GIVEN PROBLEM: Locate, in the data below, the line that contains "Write the TikZ code for this diagram." and the line that contains "height=1.73cm] (div) at"; reproduce exactly those two lines and every line between them, nothing more.

Dataset entries:
■ ■ ■ ■

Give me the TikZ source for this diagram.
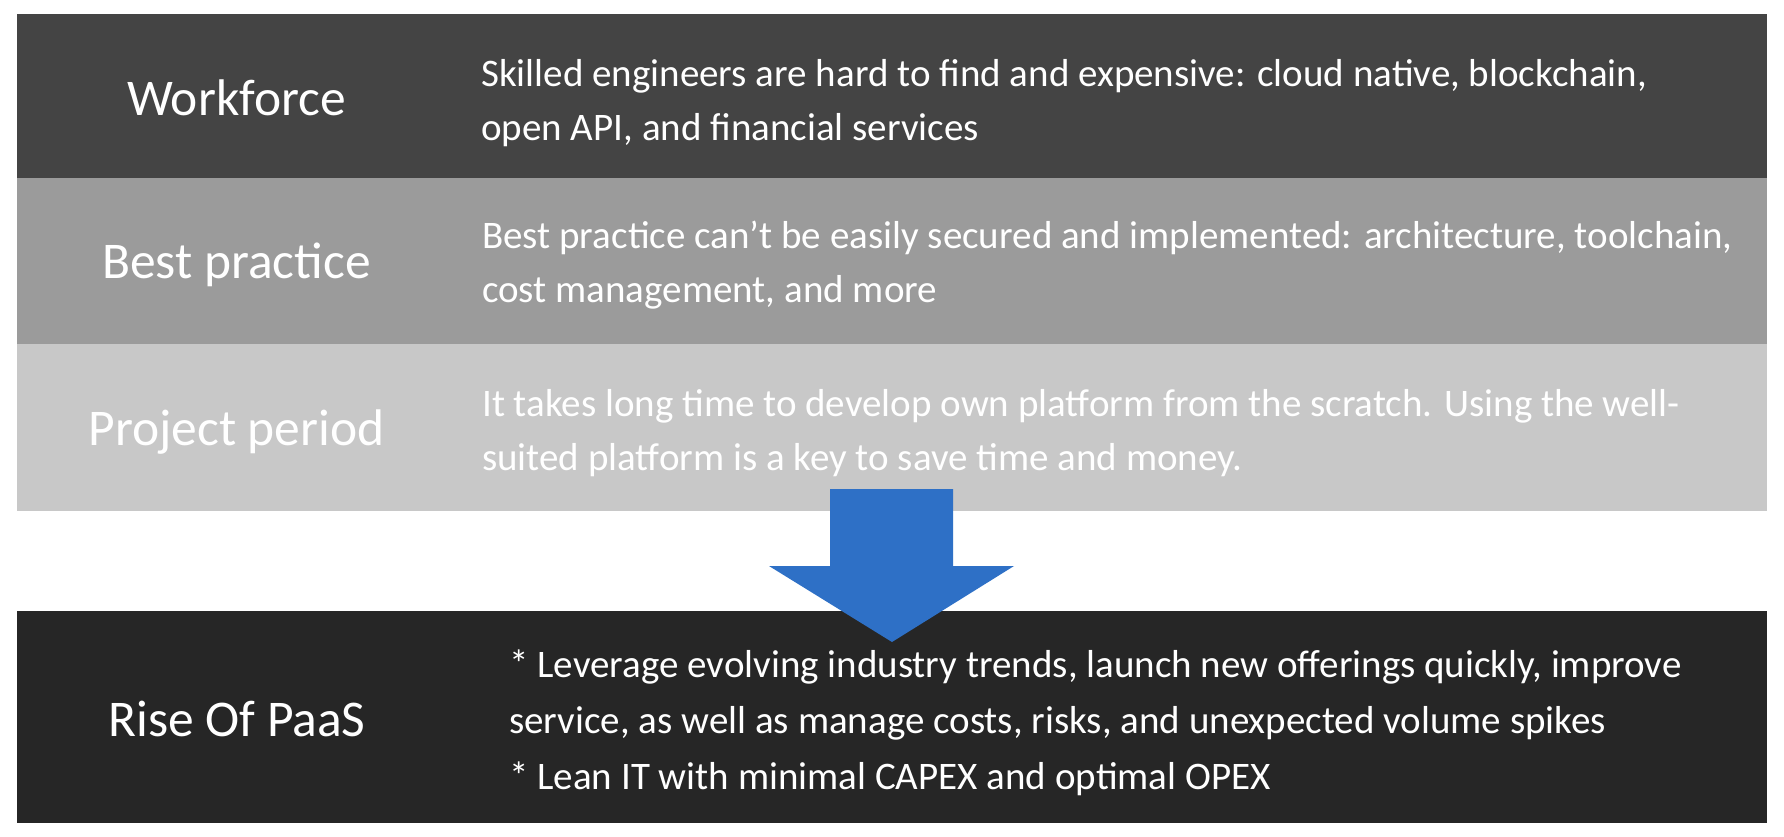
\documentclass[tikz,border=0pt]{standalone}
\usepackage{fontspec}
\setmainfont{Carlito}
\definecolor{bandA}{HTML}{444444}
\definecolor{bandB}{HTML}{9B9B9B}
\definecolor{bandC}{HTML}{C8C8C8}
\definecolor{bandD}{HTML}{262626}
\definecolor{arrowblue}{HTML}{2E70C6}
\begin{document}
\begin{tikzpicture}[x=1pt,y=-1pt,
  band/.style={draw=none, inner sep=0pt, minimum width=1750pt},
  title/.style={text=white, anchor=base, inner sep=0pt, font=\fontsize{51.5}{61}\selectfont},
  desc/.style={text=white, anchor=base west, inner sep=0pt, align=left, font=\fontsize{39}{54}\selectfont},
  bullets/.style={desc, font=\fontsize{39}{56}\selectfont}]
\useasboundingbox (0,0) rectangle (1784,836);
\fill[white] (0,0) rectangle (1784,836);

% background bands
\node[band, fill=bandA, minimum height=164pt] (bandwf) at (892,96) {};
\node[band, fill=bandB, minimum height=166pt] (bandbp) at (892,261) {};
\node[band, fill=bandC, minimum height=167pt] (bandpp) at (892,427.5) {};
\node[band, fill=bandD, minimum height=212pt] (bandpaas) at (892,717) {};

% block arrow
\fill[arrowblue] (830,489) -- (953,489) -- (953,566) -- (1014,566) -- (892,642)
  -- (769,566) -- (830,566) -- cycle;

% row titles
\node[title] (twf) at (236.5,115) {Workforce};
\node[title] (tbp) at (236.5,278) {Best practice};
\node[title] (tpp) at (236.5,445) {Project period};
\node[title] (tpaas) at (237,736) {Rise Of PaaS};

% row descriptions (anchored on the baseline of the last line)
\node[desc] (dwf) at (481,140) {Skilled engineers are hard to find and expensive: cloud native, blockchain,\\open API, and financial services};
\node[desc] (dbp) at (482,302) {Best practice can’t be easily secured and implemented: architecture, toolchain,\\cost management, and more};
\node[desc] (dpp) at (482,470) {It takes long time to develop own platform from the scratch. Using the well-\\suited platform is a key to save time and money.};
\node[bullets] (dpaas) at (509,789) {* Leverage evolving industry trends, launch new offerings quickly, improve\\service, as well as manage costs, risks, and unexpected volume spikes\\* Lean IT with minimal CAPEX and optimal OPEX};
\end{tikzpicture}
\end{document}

■ ■ ■ ■

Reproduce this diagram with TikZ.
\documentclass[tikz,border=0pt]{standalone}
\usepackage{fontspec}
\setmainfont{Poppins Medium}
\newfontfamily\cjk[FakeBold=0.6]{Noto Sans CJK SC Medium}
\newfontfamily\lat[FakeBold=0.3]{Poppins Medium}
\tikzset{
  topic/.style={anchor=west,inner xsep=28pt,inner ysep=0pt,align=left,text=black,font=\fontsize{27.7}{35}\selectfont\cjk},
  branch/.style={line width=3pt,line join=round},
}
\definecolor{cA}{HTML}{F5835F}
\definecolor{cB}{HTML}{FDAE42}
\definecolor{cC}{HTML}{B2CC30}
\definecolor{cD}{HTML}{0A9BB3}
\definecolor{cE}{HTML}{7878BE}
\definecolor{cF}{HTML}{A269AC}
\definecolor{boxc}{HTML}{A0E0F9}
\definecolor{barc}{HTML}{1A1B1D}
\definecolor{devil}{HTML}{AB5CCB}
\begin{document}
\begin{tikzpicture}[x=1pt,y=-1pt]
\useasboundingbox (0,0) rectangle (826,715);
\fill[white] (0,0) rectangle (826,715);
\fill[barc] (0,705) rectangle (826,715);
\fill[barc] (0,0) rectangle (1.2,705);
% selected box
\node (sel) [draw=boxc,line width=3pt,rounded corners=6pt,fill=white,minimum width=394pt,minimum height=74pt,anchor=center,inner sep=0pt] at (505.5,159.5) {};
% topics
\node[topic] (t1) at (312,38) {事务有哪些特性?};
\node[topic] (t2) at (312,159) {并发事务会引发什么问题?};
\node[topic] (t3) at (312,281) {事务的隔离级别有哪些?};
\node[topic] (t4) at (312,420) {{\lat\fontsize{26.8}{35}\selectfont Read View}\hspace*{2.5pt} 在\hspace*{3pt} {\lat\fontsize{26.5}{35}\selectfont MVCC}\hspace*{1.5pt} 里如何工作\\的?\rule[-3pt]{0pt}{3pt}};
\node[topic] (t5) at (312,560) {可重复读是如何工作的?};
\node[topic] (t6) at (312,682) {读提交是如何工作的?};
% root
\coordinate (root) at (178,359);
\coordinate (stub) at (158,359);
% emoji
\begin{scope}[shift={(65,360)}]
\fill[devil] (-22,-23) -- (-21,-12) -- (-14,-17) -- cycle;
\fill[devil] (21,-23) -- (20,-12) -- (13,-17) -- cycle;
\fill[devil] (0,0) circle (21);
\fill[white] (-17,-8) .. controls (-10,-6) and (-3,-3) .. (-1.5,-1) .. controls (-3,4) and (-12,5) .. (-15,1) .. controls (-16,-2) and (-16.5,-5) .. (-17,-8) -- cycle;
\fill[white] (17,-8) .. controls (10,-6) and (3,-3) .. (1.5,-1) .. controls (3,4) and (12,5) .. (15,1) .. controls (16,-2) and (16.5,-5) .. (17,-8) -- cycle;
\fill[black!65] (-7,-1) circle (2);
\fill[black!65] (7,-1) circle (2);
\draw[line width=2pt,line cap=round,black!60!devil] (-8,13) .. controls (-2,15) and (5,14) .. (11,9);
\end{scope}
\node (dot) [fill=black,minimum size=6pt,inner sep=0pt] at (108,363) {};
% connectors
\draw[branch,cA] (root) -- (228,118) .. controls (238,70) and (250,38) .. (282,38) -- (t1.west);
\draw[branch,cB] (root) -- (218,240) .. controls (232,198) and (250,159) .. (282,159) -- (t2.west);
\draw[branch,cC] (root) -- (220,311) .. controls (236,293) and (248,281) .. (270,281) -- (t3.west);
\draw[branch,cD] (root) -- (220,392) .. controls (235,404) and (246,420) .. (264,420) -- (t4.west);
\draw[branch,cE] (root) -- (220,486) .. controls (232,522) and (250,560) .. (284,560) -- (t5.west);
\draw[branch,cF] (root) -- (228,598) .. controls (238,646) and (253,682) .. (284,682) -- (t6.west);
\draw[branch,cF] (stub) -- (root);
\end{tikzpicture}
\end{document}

■ ■ ■ ■

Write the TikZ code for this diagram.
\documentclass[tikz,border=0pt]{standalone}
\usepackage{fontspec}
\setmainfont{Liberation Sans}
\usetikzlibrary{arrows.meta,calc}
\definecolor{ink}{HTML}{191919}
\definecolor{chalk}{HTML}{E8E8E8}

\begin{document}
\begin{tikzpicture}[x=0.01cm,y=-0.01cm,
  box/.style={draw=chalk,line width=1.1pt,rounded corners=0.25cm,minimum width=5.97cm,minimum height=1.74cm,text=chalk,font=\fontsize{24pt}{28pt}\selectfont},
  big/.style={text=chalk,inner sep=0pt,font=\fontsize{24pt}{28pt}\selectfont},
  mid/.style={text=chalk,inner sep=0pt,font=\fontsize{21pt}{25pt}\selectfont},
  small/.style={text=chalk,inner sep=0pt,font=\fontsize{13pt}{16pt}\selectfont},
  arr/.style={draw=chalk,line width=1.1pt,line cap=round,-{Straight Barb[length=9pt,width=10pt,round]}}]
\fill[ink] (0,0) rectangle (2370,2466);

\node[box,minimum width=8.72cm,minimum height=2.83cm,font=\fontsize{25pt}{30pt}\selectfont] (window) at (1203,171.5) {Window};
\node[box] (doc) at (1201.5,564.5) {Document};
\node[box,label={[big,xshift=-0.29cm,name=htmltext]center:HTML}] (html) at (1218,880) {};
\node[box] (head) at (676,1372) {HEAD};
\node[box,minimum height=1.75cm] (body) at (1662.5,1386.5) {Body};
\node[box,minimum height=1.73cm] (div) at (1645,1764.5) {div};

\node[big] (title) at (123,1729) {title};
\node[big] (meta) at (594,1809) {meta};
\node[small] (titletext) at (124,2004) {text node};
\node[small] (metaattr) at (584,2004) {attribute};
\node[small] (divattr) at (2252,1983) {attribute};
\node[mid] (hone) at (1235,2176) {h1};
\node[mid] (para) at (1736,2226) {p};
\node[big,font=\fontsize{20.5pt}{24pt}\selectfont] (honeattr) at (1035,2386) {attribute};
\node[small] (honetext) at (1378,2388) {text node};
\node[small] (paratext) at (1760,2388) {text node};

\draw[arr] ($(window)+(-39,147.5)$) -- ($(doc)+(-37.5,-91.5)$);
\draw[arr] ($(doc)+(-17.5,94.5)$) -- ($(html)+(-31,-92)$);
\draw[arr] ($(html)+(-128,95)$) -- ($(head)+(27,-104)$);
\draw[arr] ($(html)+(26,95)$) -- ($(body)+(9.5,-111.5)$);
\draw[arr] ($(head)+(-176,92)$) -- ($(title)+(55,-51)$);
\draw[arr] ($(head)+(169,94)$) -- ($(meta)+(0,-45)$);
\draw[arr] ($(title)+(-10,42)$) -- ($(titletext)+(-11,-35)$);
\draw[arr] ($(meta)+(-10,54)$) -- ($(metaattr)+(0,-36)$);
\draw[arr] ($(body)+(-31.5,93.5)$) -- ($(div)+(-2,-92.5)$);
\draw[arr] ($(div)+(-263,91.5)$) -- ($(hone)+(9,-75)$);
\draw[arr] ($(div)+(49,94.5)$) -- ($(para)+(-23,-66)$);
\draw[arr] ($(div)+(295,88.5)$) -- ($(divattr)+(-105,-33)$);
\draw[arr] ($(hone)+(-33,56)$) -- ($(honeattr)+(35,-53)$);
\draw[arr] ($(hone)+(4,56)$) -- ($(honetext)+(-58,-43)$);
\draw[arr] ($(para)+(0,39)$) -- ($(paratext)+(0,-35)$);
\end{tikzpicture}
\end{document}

■ ■ ■ ■

PROBLEM SOLUTION:
Write the TikZ code for this diagram.
\documentclass[tikz,border=0pt]{standalone}
\usepackage{fontspec}
\setmainfont{Liberation Sans}
\usetikzlibrary{arrows.meta,calc}
\definecolor{ink}{HTML}{191919}
\definecolor{chalk}{HTML}{E8E8E8}

\begin{document}
\begin{tikzpicture}[x=0.01cm,y=-0.01cm,
  box/.style={draw=chalk,line width=1.1pt,rounded corners=0.25cm,minimum width=5.97cm,minimum height=1.74cm,text=chalk,font=\fontsize{24pt}{28pt}\selectfont},
  big/.style={text=chalk,inner sep=0pt,font=\fontsize{24pt}{28pt}\selectfont},
  mid/.style={text=chalk,inner sep=0pt,font=\fontsize{21pt}{25pt}\selectfont},
  small/.style={text=chalk,inner sep=0pt,font=\fontsize{13pt}{16pt}\selectfont},
  arr/.style={draw=chalk,line width=1.1pt,line cap=round,-{Straight Barb[length=9pt,width=10pt,round]}}]
\fill[ink] (0,0) rectangle (2370,2466);

\node[box,minimum width=8.72cm,minimum height=2.83cm,font=\fontsize{25pt}{30pt}\selectfont] (window) at (1203,171.5) {Window};
\node[box] (doc) at (1201.5,564.5) {Document};
\node[box,label={[big,xshift=-0.29cm,name=htmltext]center:HTML}] (html) at (1218,880) {};
\node[box] (head) at (676,1372) {HEAD};
\node[box,minimum height=1.75cm] (body) at (1662.5,1386.5) {Body};
\node[box,minimum height=1.73cm] (div) at (1645,1764.5) {div};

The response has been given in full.